Generally these sorts of "clicker" activities are not designed for testing (though of course they could be used for that purpose). Rather they are an attempt to engage to audience in some participatory activities that from an educational standpoint are hoping to encourage the participant to be in a more "active learning" mode rather than the "passive learning" mode that is common in a lecture situation.

Generally speaking, humans learn more efficiently when they actively participate in activities that incorporate newly desired knowledge into their existing frameworks. Thus the popularity among educators of "project based learning", "workshop" models of instruction and other hands-on types of programs. These types of programs however tend to scale linearly - twice as many students require twice as many instructors and other resources. A lecture format however scales fairly nicely - adding more students is as easy as adding more seats - instructor costs are constant since lecturing to 5 students is "no different" than lecturing to 5 thousand (for some values of "no different").
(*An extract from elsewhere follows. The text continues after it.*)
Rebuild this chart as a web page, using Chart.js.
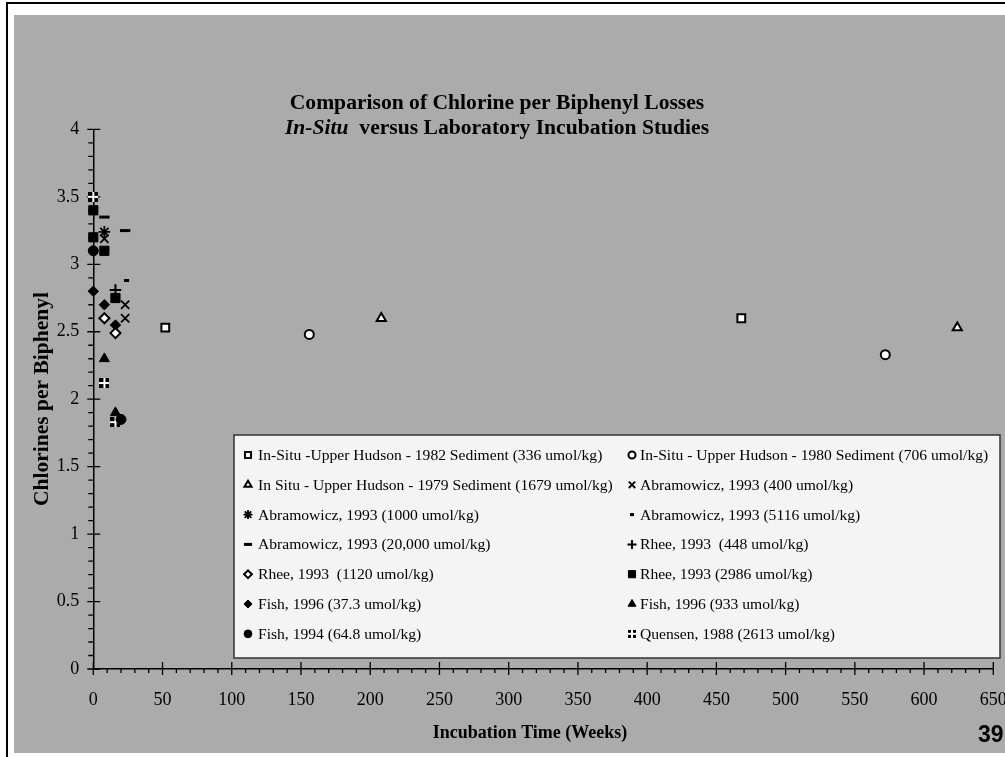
<!DOCTYPE html>
<html><head><meta charset="utf-8">
<script src="https://cdn.jsdelivr.net/npm/chart.js@4/dist/chart.umd.min.js"></script>
<style>
html,body{margin:0;padding:0;background:#fff;width:1005px;height:757px;overflow:hidden;}
#frame{position:absolute;left:6px;top:2px;width:1010px;height:770px;border-left:2px solid #000;border-top:2px solid #000;}
#panel{position:absolute;left:14px;top:15px;width:991px;height:738px;background:#ababab;}
canvas{display:block;}
</style></head><body>
<div id="frame"></div>
<div id="panel"><canvas id="c" width="991" height="738" style="width:991px;height:738px"></canvas></div>
<script>
// ---------- DATA ----------
const seriesLabels = [
  'In-Situ -Upper Hudson - 1982 Sediment (336 umol/kg)',
  'In-Situ - Upper Hudson - 1980 Sediment (706 umol/kg)',
  'In Situ - Upper Hudson - 1979 Sediment (1679 umol/kg)',
  'Abramowicz, 1993 (400 umol/kg)',
  'Abramowicz, 1993 (1000 umol/kg)',
  'Abramowicz, 1993 (5116 umol/kg)',
  'Abramowicz, 1993 (20,000 umol/kg)',
  'Rhee, 1993  (448 umol/kg)',
  'Rhee, 1993  (1120 umol/kg)',
  'Rhee, 1993 (2986 umol/kg)',
  'Fish, 1996 (37.3 umol/kg)',
  'Fish, 1996 (933 umol/kg)',
  'Fish, 1994 (64.8 umol/kg)',
  'Quensen, 1988 (2613 umol/kg)'
];
const weeksInSitu1982 = [52, 468];      const clInSitu1982 = [2.53, 2.60];
const weeksInSitu1980 = [156, 572];     const clInSitu1980 = [2.48, 2.33];
const weeksInSitu1979 = [208, 624];     const clInSitu1979 = [2.60, 2.53];
const weeksAbr400 = [8, 23, 23];        const clAbr400 = [3.19, 2.70, 2.60];
const weeksAbr1000 = [8];               const clAbr1000 = [3.24];
const weeksAbr5116 = [24];              const clAbr5116 = [2.88];
const weeksAbr20000 = [8, 23];          const clAbr20000 = [3.35, 3.25];
const weeksRhee448 = [16];              const clRhee448 = [2.81];
const weeksRhee1120 = [8, 16];          const clRhee1120 = [2.60, 2.49];
const weeksRhee2986 = [0, 0, 8, 16];    const clRhee2986 = [3.40, 3.20, 3.10, 2.75];
const weeksFish96a = [0, 8, 16];        const clFish96a = [2.80, 2.70, 2.55];
const weeksFish96b = [8, 16];           const clFish96b = [2.30, 1.90];
const weeksFish94 = [0, 20];            const clFish94 = [3.10, 1.85];
const weeksQuensen = [0, 8, 16];        const clQuensen = [3.50, 2.12, 1.83];

const xTickLabels = ['0','50','100','150','200','250','300','350','400','450','500','550','600','650'];
const yTickLabels = ['0','0.5','1','1.5','2','2.5','3','3.5','4'];

const seriesWeeks = [weeksInSitu1982, weeksInSitu1980, weeksInSitu1979, weeksAbr400, weeksAbr1000,
  weeksAbr5116, weeksAbr20000, weeksRhee448, weeksRhee1120, weeksRhee2986, weeksFish96a, weeksFish96b,
  weeksFish94, weeksQuensen];
const seriesCl = [clInSitu1982, clInSitu1980, clInSitu1979, clAbr400, clAbr1000, clAbr5116, clAbr20000,
  clRhee448, clRhee1120, clRhee2986, clFish96a, clFish96b, clFish94, clQuensen];

// ---------- STYLES ----------
function quensenMark(s){
  const c=document.createElement('canvas'); c.width=s; c.height=s;
  const g=c.getContext('2d'); g.fillStyle='#000'; g.fillRect(0,0,s,s);
  g.fillStyle='#fff'; const m=s/2; g.fillRect(m-1,0,2,s); g.fillRect(0,m-1,s,2);
  return c;
}
const qPlot = quensenMark(10), qLeg = quensenMark(8);
const W='#ffffff', K='#000000';
const markerStyles = [
  {pointStyle:'rect', radius:5.5, bg:W, bw:2},
  {pointStyle:'circle', radius:4.5, bg:W, bw:2},
  {pointStyle:'triangle', radius:5.3, bg:W, bw:2},
  {pointStyle:'crossRot', radius:5.8, bg:K, bw:1.8},
  {pointStyle:'star', radius:5.8, bg:K, bw:1.8},
  {pointStyle:'line', radius:2.6, bg:K, bw:3},
  {pointStyle:'line', radius:5.2, bg:K, bw:3},
  {pointStyle:'cross', radius:5.8, bg:K, bw:2},
  {pointStyle:'rectRot', radius:5, bg:W, bw:2},
  {pointStyle:'rect', radius:6.5, bg:K, bw:1},
  {pointStyle:'rectRot', radius:5.2, bg:K, bw:1},
  {pointStyle:'triangle', radius:5.8, bg:K, bw:1},
  {pointStyle:'circle', radius:5, bg:K, bw:1},
  {pointStyle:qPlot, radius:5, bg:K, bw:0}
];

const datasets = seriesLabels.map((lab,i)=>({
  label: lab,
  data: seriesWeeks[i].map((w,j)=>({x:w, y:seriesCl[i][j]})),
  pointStyle: markerStyles[i].pointStyle,
  pointRadius: markerStyles[i].radius,
  pointBackgroundColor: markerStyles[i].bg,
  pointBorderColor: '#000',
  pointBorderWidth: markerStyles[i].bw,
  showLine: false,
  clip: false
}));

const serif = '"Liberation Serif", "Times New Roman", serif';

const decor = {
  id:'decor',
  beforeDatasetsDraw(chart){
    const ctx=chart.ctx, xs=chart.scales.x, ys=chart.scales.y;
    const yb=ys.getPixelForValue(0), xl=xs.getPixelForValue(0);
    ctx.save(); ctx.strokeStyle='#000'; ctx.lineWidth=1.3;
    ctx.beginPath();
    for(let i=0;i<=65;i++){
      const px=xs.getPixelForValue(i*10);
      if(i%5===0){ctx.moveTo(px,yb-7);ctx.lineTo(px,yb+6);}
      else {ctx.moveTo(px,yb);ctx.lineTo(px,yb+4);}
    }
    for(let i=0;i<=40;i++){
      const py=ys.getPixelForValue(i/10);
      if(i%5===0){ctx.moveTo(xl-6,py);ctx.lineTo(xl+7,py);}
      else {ctx.moveTo(xl-5,py);ctx.lineTo(xl,py);}
    }
    ctx.stroke(); ctx.restore();
  },
  afterDraw(chart){
    const ctx=chart.ctx;
    ctx.save();
    ctx.fillStyle='#000'; ctx.textBaseline='middle';
    // main title
    const tf='21.6px '+serif;
    ctx.textAlign='center';
    ctx.font='bold '+tf;
    ctx.fillText('Comparison of Chlorine per Biphenyl Losses', 483, 88);
    const p1='In-Situ', p2='  versus Laboratory Incubation Studies';
    ctx.font='italic bold '+tf; const w1=ctx.measureText(p1).width;
    ctx.font='bold '+tf; const w2=ctx.measureText(p2).width;
    let sx=483-(w1+w2)/2; ctx.textAlign='left';
    ctx.font='italic bold '+tf; ctx.fillText(p1,sx,113);
    ctx.font='bold '+tf; ctx.fillText(p2,sx+w1,113);
    // axis titles
    ctx.textAlign='center';
    ctx.font='bold 18px '+serif;
    ctx.fillText('Incubation Time (Weeks)', 516, 718);
    ctx.save(); ctx.translate(28,384); ctx.rotate(-Math.PI/2);
    ctx.font='bold 21.5px '+serif; ctx.fillText('Chlorines per Biphenyl',0,0); ctx.restore();
    // slide number
    ctx.textAlign='left'; ctx.font='bold 23px "Liberation Sans", Arial, sans-serif';
    ctx.fillText('39', 964, 721);
    // legend box
    const L=220, T=420, R=986, B=643;
    ctx.fillStyle='#f4f4f4'; ctx.fillRect(L,T,R-L,B-T);
    ctx.strokeStyle='#333'; ctx.lineWidth=1.5; ctx.strokeRect(L,T,R-L,B-T);
    ctx.font='15.6px '+serif; ctx.textAlign='left'; ctx.textBaseline='middle';
    chart.data.datasets.forEach((ds,i)=>{
      const col=i%2, row=Math.floor(i/2);
      const y=440+row*29.8;
      const mx= col===0?234:618, tx= col===0?244:626;
      const ms=markerStyles[i];
      ctx.save();
      ctx.fillStyle=ms.bg; ctx.strokeStyle='#000'; ctx.lineWidth=ms.bw;
      const st = ms.pointStyle===qPlot ? qLeg : ms.pointStyle;
      Chart.helpers.drawPoint(ctx,{pointStyle:st, radius:ms.radius*0.78, rotation:0, borderWidth:ms.bw}, mx, y);
      ctx.restore();
      ctx.fillStyle='#000';
      ctx.fillText(ds.label, tx, y+1);
    });
    ctx.restore();
  }
};

const tickFont = {family:serif, size:18};
new Chart(document.getElementById('c').getContext('2d'), {
  type:'scatter',
  data:{datasets},
  options:{
    responsive:false, animation:false, events:[],
    layout:{padding:{left:0, right:11.7, top:114.4, bottom:0}},
    plugins:{legend:{display:false}, tooltip:{enabled:false}, title:{display:false}},
    scales:{
      x:{type:'linear', min:0, max:650,
        ticks:{stepSize:50, color:'#000', font:tickFont, padding:20, maxRotation:0, autoSkip:false,
          callback:(v)=>xTickLabels[Math.round(v/50)] ?? ''},
        grid:{display:true, drawOnChartArea:false, drawTicks:false},
        border:{display:true, color:'#000', width:1.5},
        afterFit(s){s.height=84; s.paddingLeft=0; s.paddingRight=0;}
      },
      y:{type:'linear', min:0, max:4,
        ticks:{stepSize:0.5, color:'#000', font:tickFont, padding:14,
          callback:(v)=>yTickLabels[Math.round(v*2)] ?? ''},
        grid:{display:true, drawOnChartArea:false, drawTicks:false},
        border:{display:true, color:'#000', width:1.5},
        afterFit(s){s.width=79.3; s.paddingTop=0; s.paddingBottom=0;}
      }
    }
  },
  plugins:[decor]
});
</script></body></html>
People who do learn a lot in a lecture do seem to be more actively involved in the lecture compared to those who learn less. They think about what is being discussed, they ask questions of the instructor, or their classmates, or just themselves about the material. They anticipate the future direction of the lecture and consider the implications of the material. All of these activities seem to correlate with increased retention and understanding. Thus the desire among instructors to assist more students in a lecture class to get into and remain in this more active mental mode. Specifically including these types of internal mental processes in the actual lecture material is one way ("With this new idea we just discussed, you might think that things would work like blah, but actually they work like bleck"). What seems to be even more effective is to encourage introspection ("What do you think will happen in this situation? Why?") and encourage collaboration ("What do the people around you think? Why?") It is difficult however to get students in a large group to all participate in these activities, so getting them to have some personal emotional investment in the outcome of the activities can be used as well ("Raise your hand if you think blah. How about bleck?")
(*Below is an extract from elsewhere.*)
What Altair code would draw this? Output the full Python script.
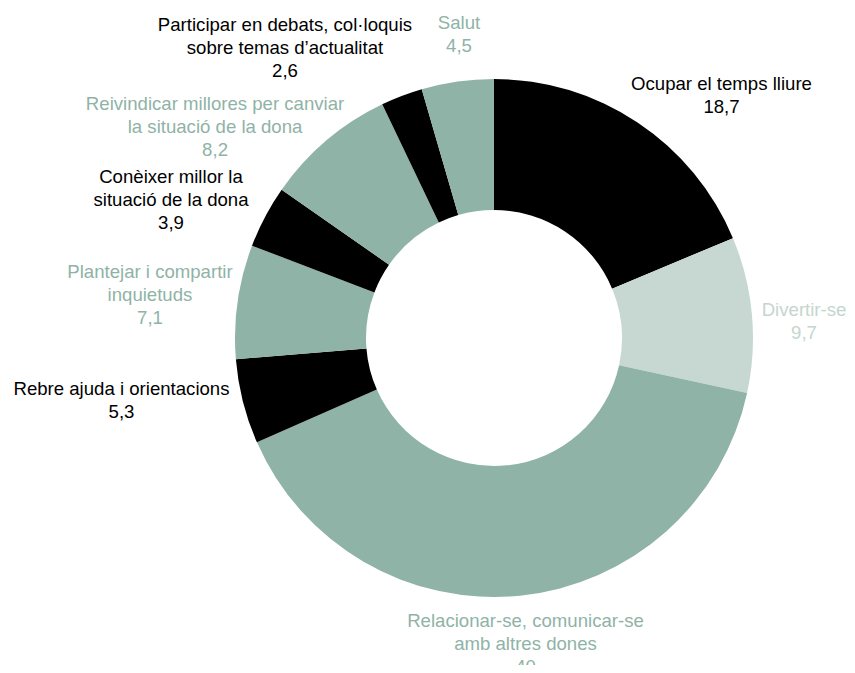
import math
import altair as alt
import pandas as pd

# ---- data ----
categories = [
    "Ocupar el temps lliure",
    "Divertir-se",
    "Relacionar-se, comunicar-se\namb altres dones",
    "Rebre ajuda i orientacions",
    "Plantejar i compartir\ninquietuds",
    "Conèixer millor la\nsituació de la dona",
    "Reivindicar millores per canviar\nla situació de la dona",
    "Participar en debats, col·loquis\nsobre temas d\u2019actualitat",
    "Salut",
]
values = [18.7, 9.7, 40, 5.3, 7.1, 3.9, 8.2, 2.6, 4.5]

# ---- styles / layout ----
BLACK, GREEN, LIGHT = "#000000", "#8fb3a6", "#c6d8d1"
slice_colors = [BLACK, LIGHT, GREEN, BLACK, GREEN, BLACK, GREEN, BLACK, GREEN]
label_colors = [BLACK, "#c4d6cf", GREEN, BLACK, GREEN, BLACK, GREEN, BLACK, GREEN]
# placement of each label's first line: angle (deg, clockwise from north)
# and distance from the donut centre
label_angle = [41.85, 84.84, 173.65, 262.2, 280.86, 296.49, 309.99, 326.27, 353.66]
label_radius = [341.0, 311.3, 284.7, 376.0, 350.3, 360.9, 364.1, 376.4, 316.9]

W, H = 839, 657
CX, CY = 486, 330
R_OUT, R_IN = 259, 128
FONT = "Liberation Sans"


def fmt(v):
    return str(int(v)) if float(v).is_integer() else f"{v:.1f}".replace(".", ",")


df = pd.DataFrame({
    "idx": range(len(values)),
    "category": categories,
    "value": values,
    "color": slice_colors,
    "lcolor": label_colors,
    "label": [f"{c}\n{fmt(v)}" for c, v in zip(categories, values)],
    "lx": [CX + r * math.sin(math.radians(a)) for a, r in zip(label_angle, label_radius)],
    "ly": [CY - r * math.cos(math.radians(a)) for a, r in zip(label_angle, label_radius)],
})

base = alt.Chart(df)

arcs = base.mark_arc(outerRadius=R_OUT, innerRadius=R_IN, stroke=None).encode(
    theta=alt.Theta("value:Q", stack=True),
    order=alt.Order("idx:O"),
    color=alt.Color("color:N", scale=None),
    x=alt.value(CX),
    y=alt.value(CY),
)

labels = base.mark_text(
    font=FONT, fontSize=18.6, lineBreak="\n", lineHeight=23,
    align="center", baseline="middle",
).encode(
    x=alt.X("lx:Q", scale=None),
    y=alt.Y("ly:Q", scale=None),
    text="label:N",
    color=alt.Color("lcolor:N", scale=None),
)

chart = (
    alt.layer(arcs, labels)
    .properties(width=W, height=H, autosize=alt.AutoSizeParams(type="none"), padding=0)
    .configure_view(stroke=None)
)

chart.save("out.html", embed_options={"renderer": "svg", "actions": False})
Using a clicker type of device is thought to be even more effective to encourage student participation and "buy-in" compared to raising hands or voting ABC cards. Clickers can allow for completely anonymous reporting, or alternatively individual tracking of individual responses. It can allow presentation in graphical or numerical format in real-time of the student responses which might have an impact on students learning (hopefully positive, possibly negative). They certainly can give people doing research on learning and teaching some insight into how the students respond to different things.

Since at least the 1990s, Mazur (among others) has been a strong proponent of this in physics education: http://mazur-www.harvard.edu/research/detailspage.php?ed=1&rowid=8 [harvard.edu]

As an aside, there does seem to be some research indicating that not all multiple-guess exams are crap from the point of view of evaluating student ability in comparison to evaluating them based on "work it out" problems. See for example the "previous projects" links at the UIUC Physics Education Research page: http://research.physics.illinois.edu/per/Research.html [illinois.edu]

Of course there is also the question of what we want our graduates of various programs to be able to do well. In most cases we do not expect our graduates to be answering exam questions in their final career activities, so there are legitimate questions about the value of almost any type of exam format.